Origins and Adoption of Cree Syllabics: Samara Harp

Thanks to Samara Harp for sharing this really nice new exploration of Origins of Cree Syllabics, published online in the Library and Archives Canada Blog. In it, she challenges the traditional understanding of James Evans role in “creating” syllabics, and points to evidence of several Cree origins.
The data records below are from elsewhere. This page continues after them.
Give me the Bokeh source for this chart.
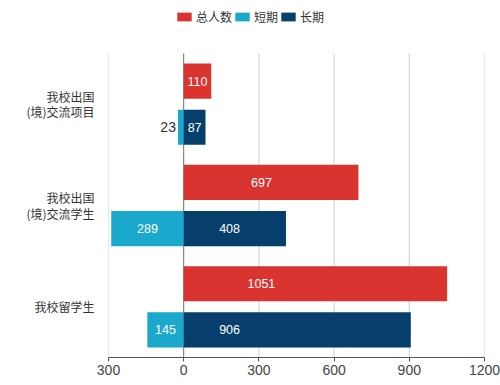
from bokeh.plotting import figure
from bokeh.models import ColumnDataSource, Legend, LegendItem, FixedTicker
from bokeh.embed import file_html
from bokeh.resources import INLINE
from bokeh.core.properties import value

# ---- data ----
categories = ["我校出国\n(境)交流项目", "我校出国\n(境)交流学生", "我校留学生"]
total = [110, 697, 1051]
short_term = [23, 289, 145]
long_term = [87, 408, 906]
series_names = ["总人数", "短期", "长期"]
x_ticks = [-300, 0, 300, 600, 900, 1200]
x_tick_labels = ["300", "0", "300", "600", "900", "1200"]

# ---- style ----
colors = ["#DA3431", "#1BA8CD", "#073F6C"]
offset = 0.228
bar_h = 0.347
label_cap_total = 310
label_cap_long = 183
outside_threshold = 60
num_font = "Liberation Sans"
cjk_font = "Noto Sans CJK SC"
top_pad = 0.523   # room above the bars for the legend

n = len(categories)
centers = [n - 0.5 - i for i in range(n)]

src = ColumnDataSource(dict(
    y_tot=[c + offset for c in centers],
    y_sub=[c - offset for c in centers],
    total=total,
    short_neg=[-v for v in short_term],
    long=long_term,
    tot_lbl=[str(v) for v in total],
    long_lbl=[str(v) for v in long_term],
    tot_x=[min(v / 2, label_cap_total) for v in total],
    long_x=[min(v / 2, label_cap_long) for v in long_term],
))

p = figure(width=500, height=385, x_range=(-300, 1200), y_range=(0, n + top_pad),
           output_backend="svg", toolbar_location=None,
           min_border_left=108, min_border_right=16, min_border_top=0,
           min_border_bottom=28)
p.outline_line_color = None
p.background_fill_color = "white"
p.border_fill_color = "white"
p.xgrid.grid_line_color = None
p.ygrid.grid_line_color = None

# vertical grid lines (only over the bar area)
grid_x = [t for t in x_ticks if t != 0]
p.segment(x0=grid_x, y0=[0] * len(grid_x), x1=grid_x, y1=[n] * len(grid_x),
          line_color="#cfcfcf", line_width=1)
p.segment(x0=[0], y0=[0], x1=[0], y1=[n], line_color="#6e6e6e", line_width=1)

r_tot = p.hbar(y="y_tot", left=0, right="total", height=bar_h, source=src,
               fill_color=colors[0], line_color=None)
r_short = p.hbar(y="y_sub", left="short_neg", right=0, height=bar_h, source=src,
                 fill_color=colors[1], line_color=None)
r_long = p.hbar(y="y_sub", left=0, right="long", height=bar_h, source=src,
                fill_color=colors[2], line_color=None)

# labels
p.text(x="tot_x", y="y_tot", text="tot_lbl", source=src, text_color="white",
       text_font=value(num_font), text_font_size="12.5px", text_align="center",
       text_baseline="middle")
p.text(x="long_x", y="y_sub", text="long_lbl", source=src, text_color="white",
       text_font=value(num_font), text_font_size="12.5px", text_align="center",
       text_baseline="middle")

in_x, in_y, in_t, out_x, out_y, out_t = [], [], [], [], [], []
for c, v in zip(centers, short_term):
    if v >= outside_threshold:
        in_x.append(-v / 2); in_y.append(c - offset); in_t.append(str(v))
    else:
        out_x.append(-v); out_y.append(c - offset); out_t.append(str(v))
p.text(x=in_x, y=in_y, text=in_t, text_color="white", text_font=value(num_font),
       text_font_size="12.5px", text_align="center", text_baseline="middle")
p.text(x=out_x, y=out_y, text=out_t, text_color="#333333", text_font=value(num_font),
       text_font_size="14px", text_align="right", text_baseline="middle", x_offset=-2)

# axes
p.xaxis.ticker = FixedTicker(ticks=x_ticks)
p.xaxis.major_label_overrides = {t: l for t, l in zip(x_ticks, x_tick_labels)}
p.xaxis.axis_line_color = "#555555"
p.xaxis.major_tick_line_color = "#555555"
p.xaxis.major_tick_in = 0
p.xaxis.major_tick_out = 4
p.xaxis.minor_tick_line_color = None
p.xaxis.major_label_text_font = num_font
p.xaxis.major_label_text_font_size = "14px"
p.xaxis.major_label_text_color = "#444444"
p.xaxis.major_label_standoff = 3

p.yaxis.ticker = FixedTicker(ticks=centers)
p.yaxis.major_label_overrides = {c: lab for c, lab in zip(centers, categories)}
p.yaxis.axis_line_color = None
p.yaxis.major_tick_line_color = None
p.yaxis.minor_tick_line_color = None
p.yaxis.major_label_text_font = cjk_font
p.yaxis.major_label_text_font_size = "12px"
p.yaxis.major_label_text_color = "#333333"
p.yaxis.major_label_text_line_height = 0.9
p.yaxis.major_label_standoff = 8

legend = Legend(items=[LegendItem(label=series_names[0], renderers=[r_tot]),
                       LegendItem(label=series_names[1], renderers=[r_short]),
                       LegendItem(label=series_names[2], renderers=[r_long])],
                orientation="horizontal", location=(67, 332),
                glyph_width=18, glyph_height=11, label_standoff=3, spacing=1,
                padding=0, margin=0, border_line_color=None,
                background_fill_alpha=0, label_text_font=cjk_font,
                label_text_font_size="12px", label_text_color="#333333",
                label_height=12)
p.add_layout(legend)

open("out.html", "w").write(file_html(p, INLINE))
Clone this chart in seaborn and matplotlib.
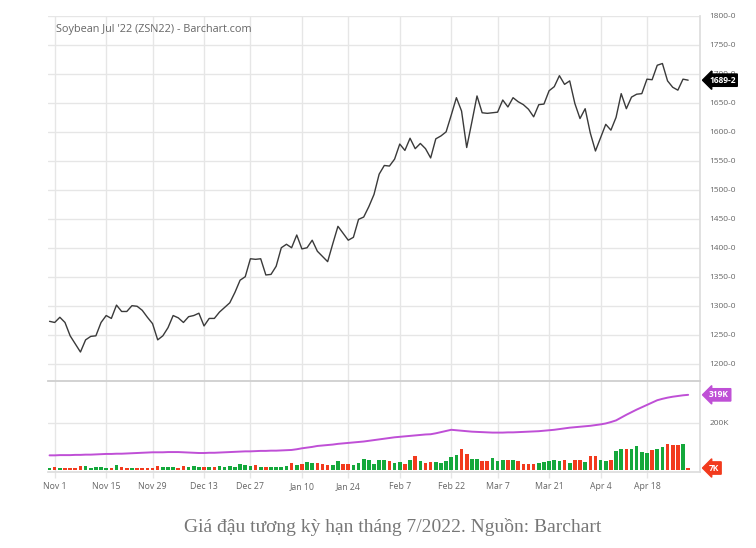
import pandas as pd
import numpy as np
import matplotlib
matplotlib.use("Agg")
import matplotlib.pyplot as plt
import matplotlib.transforms as mtransforms
import seaborn as sns

# Soybean Jul '22 daily closes (cents/bu)
prices = [1273, 1271, 1280, 1271, 1248, 1234, 1220, 1241, 1247, 1248,
          1271, 1283, 1278, 1301, 1290, 1290, 1300, 1299, 1292, 1280,
          1269, 1241, 1248, 1262, 1283, 1279, 1271, 1281, 1283, 1287,
          1265, 1278, 1278, 1289, 1297, 1305, 1323, 1344, 1350, 1381,
          1380, 1381, 1353, 1354, 1368, 1400, 1406, 1400, 1422, 1398,
          1400, 1413, 1394, 1385, 1376, 1407, 1437, 1425, 1413, 1418,
          1449, 1453, 1471, 1492, 1527, 1542, 1541, 1553, 1579, 1568,
          1589, 1571, 1580, 1571, 1555, 1588, 1593, 1600, 1629, 1659,
          1636, 1573, 1617, 1662, 1633, 1632, 1633, 1634, 1655, 1643,
          1659, 1652, 1647, 1639, 1626, 1647, 1648, 1671, 1678, 1697,
          1682, 1688, 1649, 1623, 1640, 1598, 1567, 1590, 1613, 1603,
          1625, 1666, 1640, 1660, 1665, 1666, 1691, 1690, 1715, 1718,
          1688, 1677, 1672, 1691, 1689.25]

# daily volume (thousands)
volume_k = [9, 10, 9, 7, 7, 9, 14, 17, 9, 10,
            13, 9, 7, 20, 10, 7, 9, 9, 7, 9,
            9, 16, 13, 12, 11, 7, 16, 12, 16, 13,
            12, 13, 13, 16, 13, 16, 12, 24, 20, 17,
            18, 13, 13, 13, 12, 12, 16, 27, 21, 24,
            31, 30, 27, 26, 21, 21, 37, 24, 24, 18,
            30, 47, 43, 24, 43, 43, 36, 30, 33, 26,
            43, 58, 38, 28, 34, 34, 30, 37, 54, 61,
            87, 65, 44, 46, 38, 38, 50, 38, 43, 41,
            41, 36, 26, 26, 26, 28, 33, 37, 40, 36,
            43, 27, 40, 41, 34, 58, 58, 41, 37, 43,
            78, 87, 87, 88, 101, 75, 72, 82, 89, 97,
            108, 103, 103, 108, 7]

# open interest (thousands)
open_interest_k = [61, 61, 62, 62, 62, 63, 63, 64, 64, 65,
                   66, 67, 67, 68, 68, 69, 70, 71, 72, 73,
                   74, 74, 74, 75, 75, 75, 74, 73, 72, 71,
                   71, 72, 72, 73, 74, 75, 76, 77, 78, 78,
                   79, 80, 80, 81, 81, 82, 83, 84, 87, 91,
                   94, 97, 101, 103, 105, 107, 110, 112, 114, 116,
                   118, 120, 123, 126, 129, 132, 135, 138, 140, 142,
                   144, 146, 148, 150, 151, 155, 160, 165, 170, 168,
                   166, 164, 162, 161, 160, 159, 158, 158, 158, 159,
                   159, 160, 161, 162, 163, 164, 166, 168, 170, 173,
                   176, 179, 181, 183, 185, 187, 190, 193, 197, 203,
                   210, 222, 234, 245, 256, 266, 276, 286, 296, 302,
                   307, 311, 314, 317, 319]

holidays = ["2021-11-25", "2021-12-24", "2022-01-17", "2022-02-21", "2022-04-15"]
tick_dates = ["2021-11-01", "2021-11-15", "2021-11-29", "2021-12-13", "2021-12-27",
              "2022-01-10", "2022-01-24", "2022-02-07", "2022-02-22", "2022-03-07",
              "2022-03-21", "2022-04-04", "2022-04-18"]
tick_labels = ["Nov 1", "Nov 15", "Nov 29", "Dec 13", "Dec 27", "Jan 10", "Jan 24",
               "Feb 7", "Feb 22", "Mar 7", "Mar 21", "Apr 4", "Apr 18"]
price_ticks = list(range(1200, 1801, 50))
title = "Soybean Jul '22 (ZSN22) - Barchart.com"
caption = "Giá đậu tương kỳ hạn tháng 7/2022. Nguồn: Barchart"

green = "#14a83b"
red = "#f23a1d"
purple = "#bf4fd6"
grid_c = "#e6e6e6"
text_c = "#666666"

dates = pd.bdate_range("2021-10-29", periods=len(prices), freq="C", holidays=holidays)
df = pd.DataFrame({"day": np.arange(len(prices)), "date": dates, "price": prices,
                   "volume": volume_k, "oi": open_interest_k})
df["dir"] = np.where(df["price"].diff().fillna(1) > 0, "up", "down")
tick_pos = [int(np.searchsorted(dates, pd.Timestamp(d))) for d in tick_dates]

sns.set_theme(style="white")
plt.rcParams["font.family"] = ["Open Sans", "DejaVu Sans"]

W, H = 756, 548
fig = plt.figure(figsize=(W / 100, H / 100), dpi=100)
ax = fig.add_axes([48 / W, 1 - 381 / H, 652 / W, 365 / H])
axv = fig.add_axes([48 / W, 1 - 472 / H, 652 / W, 91 / H])

# price panel
sns.lineplot(data=df, x="day", y="price", ax=ax, color="#3a3a3a", linewidth=1.0)
ax.set_ylim(1170, 1800)
ax.set_xlim(-0.3, 126.3)
ax.set_yticks(price_ticks)
ax.set_yticklabels([f"{v}-0" for v in price_ticks])
ax.yaxis.tick_right()
ax.set_xticks(tick_pos)
ax.set_xticklabels([])
ax.tick_params(axis="y", length=0, pad=7, labelsize=6, labelcolor=text_c)
ax.tick_params(axis="x", length=0)
ax.grid(True, color=grid_c, linewidth=1)
ax.set_xlabel("")
ax.set_ylabel("")
for s in ["left", "top", "bottom"]:
    ax.spines[s].set_visible(False)
ax.spines["right"].set_color("#dddddd")
ax.text(8 / 652, 0.962, title, transform=ax.transAxes, ha="left", va="center",
        fontsize=7.8, color=text_c)

last = prices[-1]
last_lbl = f"{int(last)}-{int(round((last % 1) * 8))}"
tr = mtransforms.blended_transform_factory(ax.transAxes, ax.transData)
ax.text(1.014, last, last_lbl, transform=tr, ha="left", va="center", fontsize=6,
        color="white", fontweight="bold", clip_on=False, zorder=10,
        bbox=dict(boxstyle="larrow,pad=0.2", fc="black", ec="black"))

# volume / open interest panel
sns.barplot(data=df, x="day", y="volume", hue="dir", palette={"up": green, "down": red},
            native_scale=True, dodge=False, width=0.7, errorbar=None, legend=False,
            saturation=1, linewidth=0, ax=axv)
sns.lineplot(data=df, x="day", y="oi", ax=axv, color=purple, linewidth=1.4)
axv.set_ylim(-10, 378)
axv.set_xlim(-0.3, 126.3)
axv.set_yticks([200])
axv.set_yticklabels(["200K"])
axv.yaxis.tick_right()
axv.set_xticks(tick_pos)
axv.set_xticklabels(tick_labels)
axv.tick_params(axis="y", length=0, pad=7, labelsize=6, labelcolor=text_c)
axv.tick_params(axis="x", length=4, color=grid_c, width=1, pad=3, labelsize=6.3,
                labelcolor=text_c, bottom=True)
axv.grid(True, color=grid_c, linewidth=1)
axv.set_xlabel("")
axv.set_ylabel("")
axv.spines["left"].set_visible(False)
axv.spines["top"].set_color("#cfcfcf")
axv.spines["top"].set_linewidth(1.3)
axv.spines["bottom"].set_color("#dddddd")
axv.spines["right"].set_color("#dddddd")

trv = mtransforms.blended_transform_factory(axv.transAxes, axv.transData)
axv.text(1.014, open_interest_k[-1], f"{open_interest_k[-1]}K", transform=trv, ha="left",
         va="center", fontsize=6, color="white", fontweight="bold", clip_on=False,
         bbox=dict(boxstyle="larrow,pad=0.2", fc=purple, ec=purple))
axv.text(1.014, volume_k[-1], f"{volume_k[-1]}K", transform=trv, ha="left",
         va="center", fontsize=6, color="white", fontweight="bold", clip_on=False,
         bbox=dict(boxstyle="larrow,pad=0.2", fc=red, ec=red))

fig.text(393 / W, 1 - 527 / H, caption, ha="center", va="center", fontsize=14,
         family=["Liberation Serif", "DejaVu Serif"], color="#777777")

fig.savefig("out.png", dpi=100)
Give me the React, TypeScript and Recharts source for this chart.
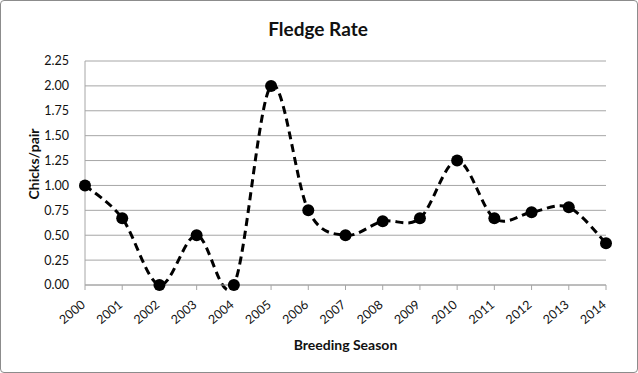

In addition to the blog post, Samara’s writing about syllabics (in English and translated into Cree) also forms two chapters of the free eBook Nations to Nations: Indigenous Voices at Library and Archives Canada, an electronic publication of Library and Archives Canada. As LAC describes it:

…the first publication of its kind, featuring 28 essays by First Nations, Inuit and Métis Nation authors. Where possible, the texts are presented in the Indigenous language spoken by the people represented in each essay; they are also available in English. The multimedia content featured in this visually engaging e-book was chosen by the authors based on their personal connections to the archival and published material. This includes journals, maps, artwork, photographs, publications and audiovisual recordings from the collections at Library and Archives Canada. Each essay showcases a variety of media that has been recontextualized by the authors, providing unique perspectives that challenge the dominant narrative. This e-book demonstrates the diversity of histories, languages and cultures of Indigenous peoples. For any questions, comments, feedback or suggestions, send an email to

Samara contributes two chapters to the eBook: 2.9 Origin of Cree Syllabics, and 2.10 Adoption of Cree Syllabics. Each chapter is beautifully illustrated, and translated from her original English into Woods Cree. Translation into Cree was provided by Samara’s mother, Jane (McCallum) Glennon, with editorial support from Solomon Ratt. The presentation includes interactive links that allow readers to alternate between Cree SRO, Cree syllabics and English. Watch for the beautiful video of birchbark biting artist Angelique Merasty that provides stunning visual support for Samara’s observations about the role of rotational symmetry in the creation of syllabic characters. If you poke around in the author bios, you can even read and listen as Samara introduces herself.

Of course, Samara’s work is surrounded by equivalent work from other Indigenous writer/researchers affiliated with Library and Archives Canada, each of whom have their work treated to the same loving editorial care. Have I used the word “stunning” yet? This is a gorgeous piece of work.